Diversity is an important factor to Rikhotso. He firmly believes that companies that do not embrace diversity are not going to survive. For RIM, it’s fundamental that every business they partner with is sensitive to having the right demographics within their own companies. “We believe that diverse teams lead to better decision-making, enhanced creativity and super problem-solving. All things being equal, a diverse team with shared values is, therefore, more likely to outperform their less-diversified peers.
“We believe that diverse teams lead to better decision-making and, ultimately, better outcomes for the clients,” he says.

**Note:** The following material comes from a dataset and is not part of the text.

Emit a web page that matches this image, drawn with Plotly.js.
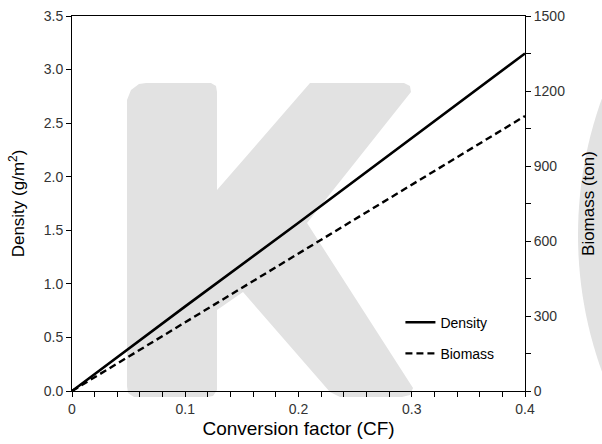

Rikhotso says that as a relatively new company, the RIM identity is still in the process of being shaped, and is directly influenced by their values. “We believe that out supportive but non-interfering approach ensures that our affiliates have autonomy to develop and grow their business successfully.
“One value that we want to be known for is excellence. I want people to understand that everything we do as RIM will be based on this value, so we challenge ourselves and our affiliates to be the best in what we do. Also, we will not compromise on integrity.
We deal with our affiliates, we deal with people’s money and capital from shareholders, so integrity and ethical business practices are non-negotiable.
“We are humble people who are backed by a community that we hold dearly in our hearts and excellent entrepreneurs with a very long track record.
We hope our affiliates’ clients and the investment industry will recognise RIM by its excellence, trustworthiness and ethical way of doing business. We hope that over the many years to come, as people get to know Royal Investment Managers and they see the results—through success of our affiliates and the creation shareholder value—that they come to value us as a leading black investment holding company within the investment industry,” he concludes.